Problem to solve -> From the first line of the data down to and including the line with "const tgaYTicks = [0,20,40,60,80,100,120];", copy everything exactly, leaving out pictures.

Recorded data ->
━━━━━━━━━━

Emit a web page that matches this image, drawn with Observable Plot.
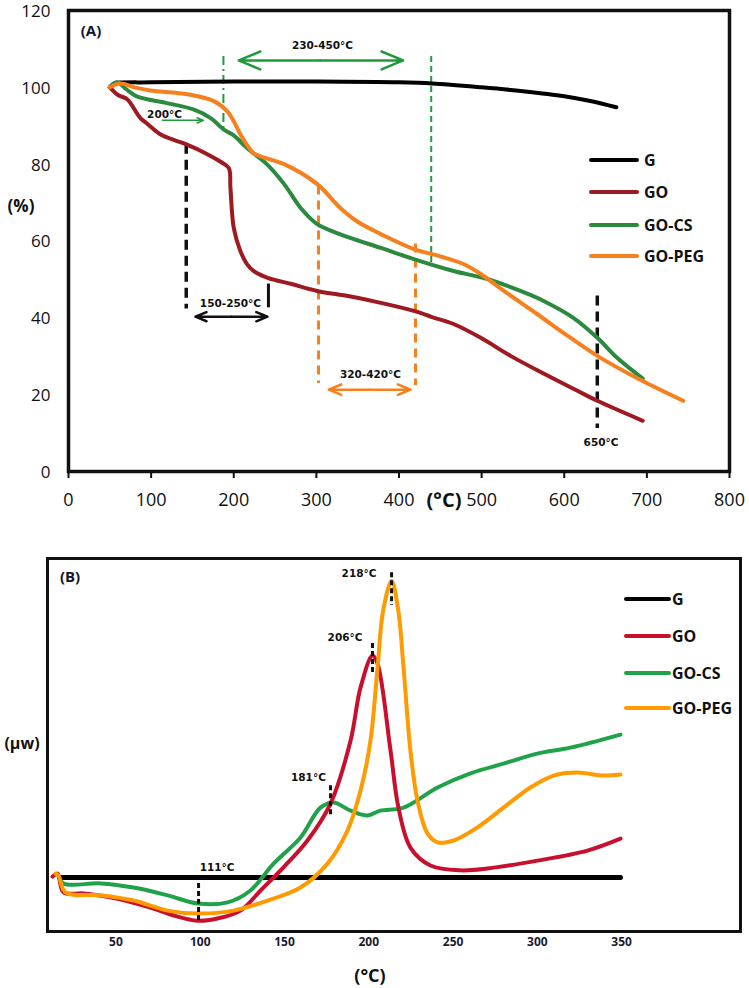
<!DOCTYPE html>
<html><head><meta charset="utf-8">
<script src="https://cdn.jsdelivr.net/npm/d3@7"></script>
<script src="https://cdn.jsdelivr.net/npm/@observablehq/plot@0.6"></script>
<style>
body{margin:0;background:#fff;font-family:"Open Sans",sans-serif}
#wrap{position:relative;width:749px;height:988px;overflow:hidden;background:#fff}
.panel{position:absolute;left:0}
.lab{position:absolute;font-weight:bold;white-space:nowrap;transform:translate(-50%,-50%);color:#111;line-height:1}
.leg{position:absolute;left:0;top:0}
</style></head><body><div id="wrap"></div>
<script>
// ---------- shared ----------
const series = ["G", "GO", "GO-CS", "GO-PEG"];
const colorsA = ["#000000", "#9e1a22", "#2b8a3e", "#f7801e"];
const colorsB = ["#000000", "#c8102e", "#1fa24a", "#ff9a00"];

// ---------- Panel A: TGA (temperature °C, mass %) ----------
const tgaG = [[50,100],[55,101],[60,101.2],[100,101.3],[200,101.5],[300,101.5],[400,101.3],[440,101],[500,100],[550,99],[600,97.7],[630,96.5],[663,94.8]];
const tgaGO = [[50,100],[60,98],[71,96.9],[87,92],[96,90.4],[111,87.8],[125,86.5],[142,85.2],[168,82.6],[185,80.5],[194,79],[196,73.8],[200,63.4],[208,57.4],[216,54],[224,52.2],[241,50.4],[270,48.8],[301,47],[340,45.6],[378,43.9],[418,41.8],[440,40.2],[466,38.4],[499,34.8],[535,30.1],[575,25.5],[616,21],[640,18.4],[695,13.2]];
const tgaGOCS = [[50,100],[59,101.3],[70,99.5],[82,97.7],[100,96.7],[119,95.9],[152,94.2],[172,92],[188,89],[200,87.5],[216,84.2],[240,80],[261,74.8],[281,68.6],[301,64.4],[320,62.5],[341,60.8],[378,58.2],[418,55.3],[466,52.2],[507,50.1],[547,47],[575,44.4],[611,40],[640,34.8],[664,29.6],[695,24.2]];
const tgaGOPEG = [[50,100],[63,101],[80,100],[99,99.2],[144,98.2],[176,96.4],[192,93.8],[200,91.2],[208,87.8],[216,85],[224,82.9],[240,81.5],[261,80],[301,74.8],[329,68.6],[350,65],[378,61.8],[418,57.9],[450,56],[478,54],[499,51.4],[527,47],[567,41],[599,36.1],[640,30.1],[689,24.2],[744,18.4]];
const tgaXTicks = [0,100,200,300,400,500,600,700,800];
const tgaYTicks = [0,20,40,60,80,100,120];

// annotation values (temperatures / levels)
const tgaBlackDashed = [{x:142.5, y1:85.2, y2:42.3}, {x:640, y1:45.7, y2:11.2}];
const tgaBlackSolid = [{x:242, y1:48.8, y2:42.6}];
const tgaGreenDashDot = [{x:187.5, y1:108, y2:88.6}];
const tgaGreenDashed = [{x:439, y1:108, y2:54.3}];
const tgaOrangeDashed = [{x:302.6, y1:74.3, y2:22.9}, {x:420, y1:59.2, y2:22.3}];
const tgaGreenRange = [{x1:305, x2:206, y:107}, {x1:305, x2:405, y:107}];
const tgaGreenSmall = [{x1:113.8, x2:163.4, y:91.4}];
const tgaBlackRange = [{x1:197, x2:153.7, y:40.3}, {x1:197, x2:240.8, y:40.3}];
const tgaOrangeRange = [{x1:364, x2:315, y:21.3}, {x1:364, x2:414, y:21.3}];
const tgaNotes = [
  {x:307.4, y:110.9, t:"230-450°C"},
  {x:116.2, y:93, t:"200°C"},
  {x:196, y:43.8, t:"150-250°C"},
  {x:365.5, y:25.2, t:"320-420°C"},
  {x:644.5, y:7.4, t:"650°C"}
];

// ---------- Panel B: DSC (temperature °C, heat flow, arbitrary) ----------
const dscG = [[16.6,14.5],[349.3,14.5]];
const dscGO = [[12.4,14.7],[15.4,15.5],[18.9,10.5],[30.8,10.2],[51,8.8],[70.5,6.4],[84.2,4.3],[98.4,2.9],[110.3,3.5],[123.9,5.6],[135.8,11],[149.4,17.2],[163.6,24.4],[177.3,34.3],[189.2,51.2],[195.1,65.4],[202.2,74],[205.2,71.8],[212.9,48.5],[217.6,33.2],[224.7,22.5],[236.6,17.7],[254.4,16.4],[270.4,16.9],[300,19],[329.7,21.7],[349.3,24.9]];
const dscGOCS = [[15.4,15.5],[18.9,12.9],[40.9,12.9],[60.5,11.8],[80.6,9.7],[98.4,7.5],[116.2,7.8],[129.8,11],[143.5,18.2],[159.5,25.2],[171.3,33.2],[179,34.6],[189.2,32.4],[199.2,31.1],[206.9,32.4],[220.6,33.2],[240.8,38.6],[260.3,42.4],[279.9,45],[300,47.7],[319.6,49.3],[349.3,52.8]];
const dscGOPEG = [[14.2,15.5],[15.9,15],[20.1,10.5],[40.9,9.7],[60.5,8.3],[80.6,5.6],[98.4,4.8],[119.8,5.6],[139.9,8.3],[159.5,11.8],[175.5,18.2],[187.4,27.1],[195.1,37.8],[201,51.2],[205.2,70.8],[208.5,86],[213.5,94],[217.5,86],[220.6,70.8],[224.7,48.5],[228.9,35.1],[234.8,26.3],[240.8,23.9],[250.3,24.4],[264.5,27.9],[279.9,33.2],[295.9,38.6],[309.6,41.8],[323.8,42.6],[339.2,41.8],[349.3,42.1]];
const dscXTicks = [50,100,150,200,250,300,350];
const dscMarks = [
  {x:213.5, y1:96.2, y2:87.4},
  {x:202.2, y1:77.2, y2:69.4},
  {x:177.3, y1:39.1, y2:31.1},
  {x:99, y1:12.9, y2:2.4}
];
const dscNotes = [
  {x:194.2, y:96, t:"218°C"},
  {x:185.9, y:78.7, t:"206°C"},
  {x:164.2, y:41.3, t:"181°C"},
  {x:110, y:17.2, t:"111°C"}
];

// ---------- build ----------
const wrap = document.getElementById("wrap");
const toRows = (arrs) => series.flatMap((s, i) => arrs[i].map(([t, v]) => ({s, t, v})));
const noteFont = "DejaVu Sans";
const green = "#1f9a3c", orange = "#f7801e", black = "#111";
const rule = (data, stroke, w, dash) => Plot.ruleX(data, {x: "x", y1: "y1", y2: "y2", stroke, strokeWidth: w, strokeDasharray: dash});
const arrow = (data, stroke, w, h) => Plot.arrow(data, {x1: "x1", x2: "x2", y1: "y", y2: "y", stroke, strokeWidth: w, headLength: h, headAngle: 45, bend: 0});

const plotA = Plot.plot({
  width: 749, height: 510,
  marginLeft: 68, marginRight: 20, marginTop: 10, marginBottom: 39,
  style: {fontFamily: "Open Sans", overflow: "visible", background: "transparent"},
  x: {domain: [0, 800]},
  y: {domain: [0, 120]},
  color: {domain: series, range: colorsA},
  marks: [
    rule(tgaBlackDashed, black, 3.5, "10,6"),
    rule(tgaBlackSolid, black, 3, null),
    rule(tgaGreenDashDot, green, 2, "9,4,2,4"),
    rule(tgaGreenDashed, green, 2, "6,4"),
    rule(tgaOrangeDashed, orange, 3, "9,6"),
    arrow(tgaGreenRange, green, 2.5, 14),
    arrow(tgaGreenSmall, green, 1.5, 7),
    arrow(tgaBlackRange, black, 2.5, 10),
    arrow(tgaOrangeRange, orange, 2.5, 10),
    Plot.text(tgaNotes, {x: "x", y: "y", text: "t", fontFamily: noteFont, fontWeight: "bold", fontSize: 10.5, fill: "#111"}),
    Plot.line(toRows([tgaG, tgaGO, tgaGOCS, tgaGOPEG]), {x: "t", y: "v", z: "s", stroke: "s", strokeWidth: 4, curve: "catmull-rom", strokeLinecap: "round"}),
    Plot.axisX({ticks: tgaXTicks, tickSize: 7, tickPadding: 15, fontSize: 18, label: null, stroke: "#111", strokeWidth: 2, fill: "#111"}),
    Plot.axisY({ticks: tgaYTicks, tickSize: 0, tickPadding: 18, fontSize: 17, dy: 1, label: null, fill: "#111"}),
    Plot.frame({stroke: "#111", strokeWidth: 3.5})
  ]
});
plotA.classList.add("panel"); plotA.style.top = "0px";
wrap.appendChild(plotA);

const plotB = Plot.plot({
  width: 749, height: 478,
  marginLeft: 47, marginRight: 9, marginTop: 48, marginBottom: 57,
  style: {fontFamily: "Open Sans", overflow: "visible", background: "transparent"},
  x: {domain: [9.4, 420.5], axis: null},
  y: {domain: [0, 100], axis: null},
  color: {domain: series, range: colorsB},
  marks: [
    Plot.line(toRows([dscG, [], [], []]), {x: "t", y: "v", z: "s", stroke: "s", strokeWidth: 5}),
    Plot.line(toRows([[], [], dscGOCS, []]), {x: "t", y: "v", z: "s", stroke: "s", strokeWidth: 4, curve: "catmull-rom"}),
    Plot.line(toRows([[], dscGO, [], []]), {x: "t", y: "v", z: "s", stroke: "s", strokeWidth: 4, curve: "catmull-rom"}),
    Plot.line(toRows([[], [], [], dscGOPEG]), {x: "t", y: "v", z: "s", stroke: "s", strokeWidth: 4, curve: "catmull-rom"}),
    rule(dscMarks, "#111", 3, "5,3"),
    Plot.text(dscNotes, {x: "x", y: "y", text: "t", fontFamily: noteFont, fontWeight: "bold", fontSize: 10.5, fill: "#111"}),
    Plot.axisX({ticks: dscXTicks, tickSize: 0, tickPadding: 6, fontSize: 12, fontWeight: "bold", label: null, fill: "#1b1b33"}),
    Plot.frame({stroke: "#111", strokeWidth: 3})
  ]
});
plotB.classList.add("panel"); plotB.style.top = "510px";
wrap.appendChild(plotB);

// ---------- text labels ----------
function label(txt, cx, cy, size, color) {
  const d = document.createElement("div");
  d.className = "lab"; d.textContent = txt;
  d.style.left = cx + "px"; d.style.top = cy + "px"; d.style.fontSize = size + "px";
  if (color) d.style.color = color;
  wrap.appendChild(d);
}
label("(A)", 91, 30, 15, "#14142a");
label("(%)", 21, 205, 17);
label("(°C)", 444, 500, 20);
label("(B)", 70, 576, 15, "#14142a");
label("(μw)", 22, 743, 16);
label("(°C)", 370, 975, 18);

// ---------- legends ----------
function legend(x0, x1, tx, ys, colors, size) {
  const svg = d3.select(wrap).append("svg").attr("class", "leg").attr("width", 749).attr("height", 988);
  series.forEach((s, i) => {
    svg.append("line").attr("x1", x0).attr("x2", x1).attr("y1", ys[i]).attr("y2", ys[i])
      .attr("stroke", colors[i]).attr("stroke-width", 4).attr("stroke-linecap", "round");
    svg.append("text").attr("x", tx).attr("y", ys[i]).attr("dy", "0.35em")
      .attr("font-family", "Open Sans").attr("font-weight", "bold").attr("font-size", size)
      .attr("fill", "#111").text(s);
  });
}
legend(591, 637, 644, [160, 192, 225, 256], colorsA, 16);
legend(626, 669, 672, [599, 636, 673, 708], colorsB, 16);
</script></body></html>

━━━━━━━━━━

Solution for this exercise ->
Emit a web page that matches this image, drawn with Observable Plot.
<!DOCTYPE html>
<html><head><meta charset="utf-8">
<script src="https://cdn.jsdelivr.net/npm/d3@7"></script>
<script src="https://cdn.jsdelivr.net/npm/@observablehq/plot@0.6"></script>
<style>
body{margin:0;background:#fff;font-family:"Open Sans",sans-serif}
#wrap{position:relative;width:749px;height:988px;overflow:hidden;background:#fff}
.panel{position:absolute;left:0}
.lab{position:absolute;font-weight:bold;white-space:nowrap;transform:translate(-50%,-50%);color:#111;line-height:1}
.leg{position:absolute;left:0;top:0}
</style></head><body><div id="wrap"></div>
<script>
// ---------- shared ----------
const series = ["G", "GO", "GO-CS", "GO-PEG"];
const colorsA = ["#000000", "#9e1a22", "#2b8a3e", "#f7801e"];
const colorsB = ["#000000", "#c8102e", "#1fa24a", "#ff9a00"];

// ---------- Panel A: TGA (temperature °C, mass %) ----------
const tgaG = [[50,100],[55,101],[60,101.2],[100,101.3],[200,101.5],[300,101.5],[400,101.3],[440,101],[500,100],[550,99],[600,97.7],[630,96.5],[663,94.8]];
const tgaGO = [[50,100],[60,98],[71,96.9],[87,92],[96,90.4],[111,87.8],[125,86.5],[142,85.2],[168,82.6],[185,80.5],[194,79],[196,73.8],[200,63.4],[208,57.4],[216,54],[224,52.2],[241,50.4],[270,48.8],[301,47],[340,45.6],[378,43.9],[418,41.8],[440,40.2],[466,38.4],[499,34.8],[535,30.1],[575,25.5],[616,21],[640,18.4],[695,13.2]];
const tgaGOCS = [[50,100],[59,101.3],[70,99.5],[82,97.7],[100,96.7],[119,95.9],[152,94.2],[172,92],[188,89],[200,87.5],[216,84.2],[240,80],[261,74.8],[281,68.6],[301,64.4],[320,62.5],[341,60.8],[378,58.2],[418,55.3],[466,52.2],[507,50.1],[547,47],[575,44.4],[611,40],[640,34.8],[664,29.6],[695,24.2]];
const tgaGOPEG = [[50,100],[63,101],[80,100],[99,99.2],[144,98.2],[176,96.4],[192,93.8],[200,91.2],[208,87.8],[216,85],[224,82.9],[240,81.5],[261,80],[301,74.8],[329,68.6],[350,65],[378,61.8],[418,57.9],[450,56],[478,54],[499,51.4],[527,47],[567,41],[599,36.1],[640,30.1],[689,24.2],[744,18.4]];
const tgaXTicks = [0,100,200,300,400,500,600,700,800];
const tgaYTicks = [0,20,40,60,80,100,120];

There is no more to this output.